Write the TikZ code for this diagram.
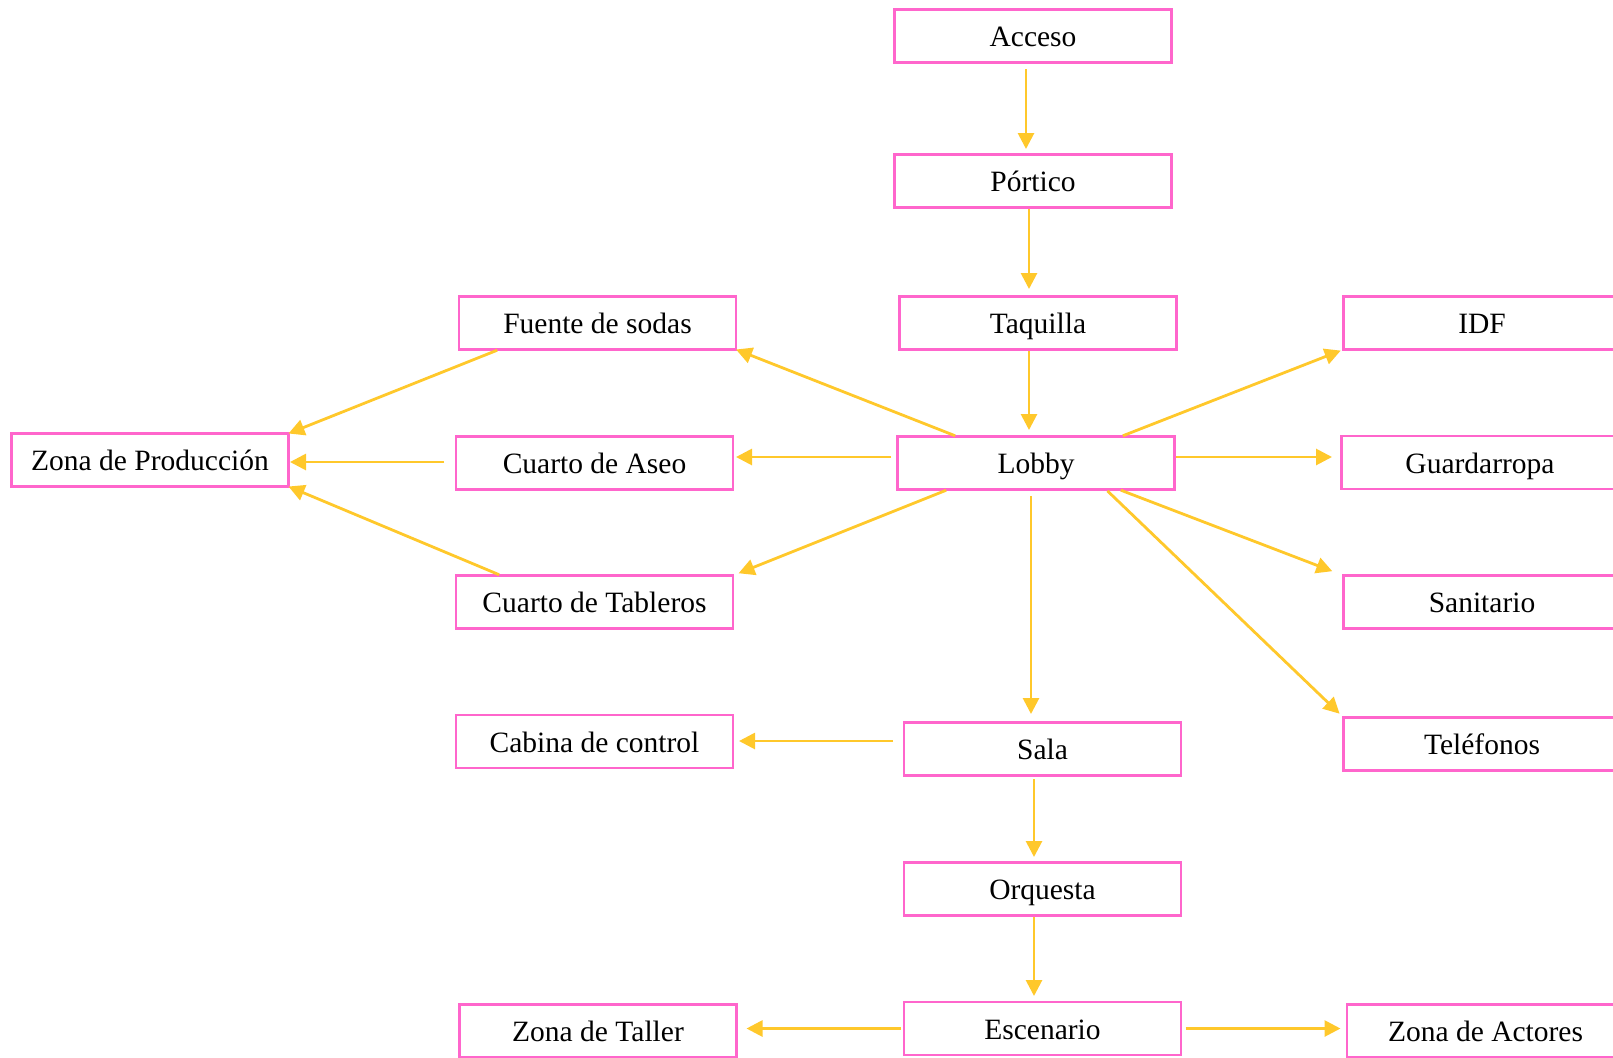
\documentclass[tikz,border=0pt]{standalone}
\usepackage{fontspec}
\setmainfont{Liberation Serif}
\usetikzlibrary{arrows.meta,positioning}
\definecolor{boxpink}{HTML}{FF66CC}
\definecolor{arrowgold}{HTML}{FFC82B}

\begin{document}
\begin{tikzpicture}[every node/.style={font=\fontsize{29.5}{34}\selectfont}, box/.style={draw=boxpink,line width=2.2pt,minimum width=277pt,minimum height=53pt,text height=23pt,text depth=2pt,inner sep=0pt,outer sep=0pt,align=center}, arr/.style={draw=arrowgold,line width=2.8pt,-{Triangle[length=16pt,width=16pt]},shorten <=2pt,shorten >=0pt}]
\useasboundingbox (0pt,0pt) rectangle (1613pt,-1057pt);
\node[box] (acceso) at (1033pt,-36pt) {Acceso};
\node[box, below=92pt of acceso] (portico) {Pórtico};
\node[box, below=89pt of portico, xshift=5pt] (taquilla) {Taquilla};
\node[box, below=87pt of taquilla, xshift=-2pt] (lobby) {Lobby};
\node[box, below=233pt of lobby, xshift=6.5pt] (sala) {Sala};
\node[box, below=87pt of sala] (orquesta) {Orquesta};
\node[box, below=86.5pt of orquesta] (escenario) {Escenario};
\node[box, left=163.5pt of taquilla] (fuente) {Fuente de sodas};
\node[box, left=164.5pt of lobby] (aseo) {Cuarto de Aseo};
\node[box, below=86pt of aseo] (tableros) {Cuarto de Tableros};
\node[box, left=171pt of sala, yshift=7.5pt] (cabina) {Cabina de control};
\node[box, left=167.5pt of escenario, yshift=-2.5pt] (taller) {Zona de Taller};
\node[box, left=167.5pt of aseo, yshift=3pt] (produccion) {Zona de Producción};
\node[box, right=167pt of taquilla] (idf) {IDF};
\node[box, right=167pt of lobby, yshift=0.5pt] (guardarropa) {Guardarropa};
\node[box, below=86.5pt of guardarropa, xshift=2pt] (sanitario) {Sanitario};
\node[box, below=89pt of sanitario] (telefonos) {Teléfonos};
\node[box, right=166pt of escenario, yshift=-2.5pt] (actores) {Zona de Actores};
% main line
\draw[arr, shorten <=6.5pt, shorten >=5.5pt] ([xshift=-7pt]acceso.south) -- ([xshift=-7pt]portico.north);
\draw[arr, shorten <=1.5pt, shorten >=7.5pt] ([xshift=-4pt]portico.south) -- ([xshift=-9pt]taquilla.north);
\draw[arr, shorten <=1.5pt, shorten >=6.5pt] ([xshift=-9pt]taquilla.south) -- ([xshift=-7pt]lobby.north);
\draw[arr, shorten <=6.5pt, shorten >=8.5pt] ([xshift=-5pt]lobby.south) -- ([xshift=-11.5pt]sala.north);
\draw[arr, shorten <=3.5pt, shorten >=5.5pt] ([xshift=-8.5pt]sala.south) -- ([xshift=-8.5pt]orquesta.north);
\draw[arr, shorten <=1.5pt, shorten >=6pt] ([xshift=-8.5pt]orquesta.south) -- ([xshift=-8.5pt]orquesta.south |- escenario.north);
% lobby to the left
\draw[arr] ([xshift=59.5pt]lobby.north west) -- (fuente.south east);
\draw[arr, shorten <=6.5pt, shorten >=3pt] ([yshift=6pt]lobby.west) -- ([yshift=6pt]lobby.west -| aseo.east);
\draw[arr, shorten >=6pt] ([xshift=50.5pt]lobby.south west) -- (tableros.north east);
\draw[arr] ([xshift=40pt]fuente.south west) -- (produccion.north east);
\draw[arr, shorten <=12pt, shorten >=1.5pt] ([yshift=1pt]aseo.west) -- ([yshift=1pt]aseo.west -| produccion.east);
\draw[arr] ([xshift=45pt]tableros.north west) -- (produccion.south east);
% lobby to the right
\draw[arr, shorten >=3pt] ([xshift=-53.5pt]lobby.north east) -- (idf.south west);
\draw[arr, shorten <=1.5pt, shorten >=9.5pt] ([yshift=6pt]lobby.east) -- ([yshift=6pt]lobby.east -| guardarropa.west);
\draw[arr, shorten >=12pt] ([xshift=-55.5pt]lobby.south east) -- (sanitario.north west);
\draw[arr, shorten >=5.5pt] ([xshift=-68.5pt]lobby.south east) -- (telefonos.north west);
% sala and escenario
\draw[arr, shorten <=11pt, shorten >=6pt] ([yshift=8pt]sala.west) -- ([yshift=8pt]sala.west -| cabina.east);
\draw[arr, shorten <=3.5pt, shorten >=10pt] (escenario.west) -- (escenario.west -| taller.east);
\draw[arr, shorten <=4.5pt, shorten >=6.5pt] (escenario.east) -- (escenario.east -| actores.west);
\end{tikzpicture}
\end{document}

▸ **REQUEST**
Images in the data above are to be skipped. Retype all other material exactly.

▸ **RESPONSE TO THE EXERCISE**
Write the TikZ code for this diagram.
\documentclass[tikz,border=0pt]{standalone}
\usepackage{fontspec}
\setmainfont{Liberation Serif}
\usetikzlibrary{arrows.meta,positioning}
\definecolor{boxpink}{HTML}{FF66CC}
\definecolor{arrowgold}{HTML}{FFC82B}

\begin{document}
\begin{tikzpicture}[every node/.style={font=\fontsize{29.5}{34}\selectfont}, box/.style={draw=boxpink,line width=2.2pt,minimum width=277pt,minimum height=53pt,text height=23pt,text depth=2pt,inner sep=0pt,outer sep=0pt,align=center}, arr/.style={draw=arrowgold,line width=2.8pt,-{Triangle[length=16pt,width=16pt]},shorten <=2pt,shorten >=0pt}]
\useasboundingbox (0pt,0pt) rectangle (1613pt,-1057pt);
\node[box] (acceso) at (1033pt,-36pt) {Acceso};
\node[box, below=92pt of acceso] (portico) {Pórtico};
\node[box, below=89pt of portico, xshift=5pt] (taquilla) {Taquilla};
\node[box, below=87pt of taquilla, xshift=-2pt] (lobby) {Lobby};
\node[box, below=233pt of lobby, xshift=6.5pt] (sala) {Sala};
\node[box, below=87pt of sala] (orquesta) {Orquesta};
\node[box, below=86.5pt of orquesta] (escenario) {Escenario};
\node[box, left=163.5pt of taquilla] (fuente) {Fuente de sodas};
\node[box, left=164.5pt of lobby] (aseo) {Cuarto de Aseo};
\node[box, below=86pt of aseo] (tableros) {Cuarto de Tableros};
\node[box, left=171pt of sala, yshift=7.5pt] (cabina) {Cabina de control};
\node[box, left=167.5pt of escenario, yshift=-2.5pt] (taller) {Zona de Taller};
\node[box, left=167.5pt of aseo, yshift=3pt] (produccion) {Zona de Producción};
\node[box, right=167pt of taquilla] (idf) {IDF};
\node[box, right=167pt of lobby, yshift=0.5pt] (guardarropa) {Guardarropa};
\node[box, below=86.5pt of guardarropa, xshift=2pt] (sanitario) {Sanitario};
\node[box, below=89pt of sanitario] (telefonos) {Teléfonos};
\node[box, right=166pt of escenario, yshift=-2.5pt] (actores) {Zona de Actores};
% main line
\draw[arr, shorten <=6.5pt, shorten >=5.5pt] ([xshift=-7pt]acceso.south) -- ([xshift=-7pt]portico.north);
\draw[arr, shorten <=1.5pt, shorten >=7.5pt] ([xshift=-4pt]portico.south) -- ([xshift=-9pt]taquilla.north);
\draw[arr, shorten <=1.5pt, shorten >=6.5pt] ([xshift=-9pt]taquilla.south) -- ([xshift=-7pt]lobby.north);
\draw[arr, shorten <=6.5pt, shorten >=8.5pt] ([xshift=-5pt]lobby.south) -- ([xshift=-11.5pt]sala.north);
\draw[arr, shorten <=3.5pt, shorten >=5.5pt] ([xshift=-8.5pt]sala.south) -- ([xshift=-8.5pt]orquesta.north);
\draw[arr, shorten <=1.5pt, shorten >=6pt] ([xshift=-8.5pt]orquesta.south) -- ([xshift=-8.5pt]orquesta.south |- escenario.north);
% lobby to the left
\draw[arr] ([xshift=59.5pt]lobby.north west) -- (fuente.south east);
\draw[arr, shorten <=6.5pt, shorten >=3pt] ([yshift=6pt]lobby.west) -- ([yshift=6pt]lobby.west -| aseo.east);
\draw[arr, shorten >=6pt] ([xshift=50.5pt]lobby.south west) -- (tableros.north east);
\draw[arr] ([xshift=40pt]fuente.south west) -- (produccion.north east);
\draw[arr, shorten <=12pt, shorten >=1.5pt] ([yshift=1pt]aseo.west) -- ([yshift=1pt]aseo.west -| produccion.east);
\draw[arr] ([xshift=45pt]tableros.north west) -- (produccion.south east);
% lobby to the right
\draw[arr, shorten >=3pt] ([xshift=-53.5pt]lobby.north east) -- (idf.south west);
\draw[arr, shorten <=1.5pt, shorten >=9.5pt] ([yshift=6pt]lobby.east) -- ([yshift=6pt]lobby.east -| guardarropa.west);
\draw[arr, shorten >=12pt] ([xshift=-55.5pt]lobby.south east) -- (sanitario.north west);
\draw[arr, shorten >=5.5pt] ([xshift=-68.5pt]lobby.south east) -- (telefonos.north west);
% sala and escenario
\draw[arr, shorten <=11pt, shorten >=6pt] ([yshift=8pt]sala.west) -- ([yshift=8pt]sala.west -| cabina.east);
\draw[arr, shorten <=3.5pt, shorten >=10pt] (escenario.west) -- (escenario.west -| taller.east);
\draw[arr, shorten <=4.5pt, shorten >=6.5pt] (escenario.east) -- (escenario.east -| actores.west);
\end{tikzpicture}
\end{document}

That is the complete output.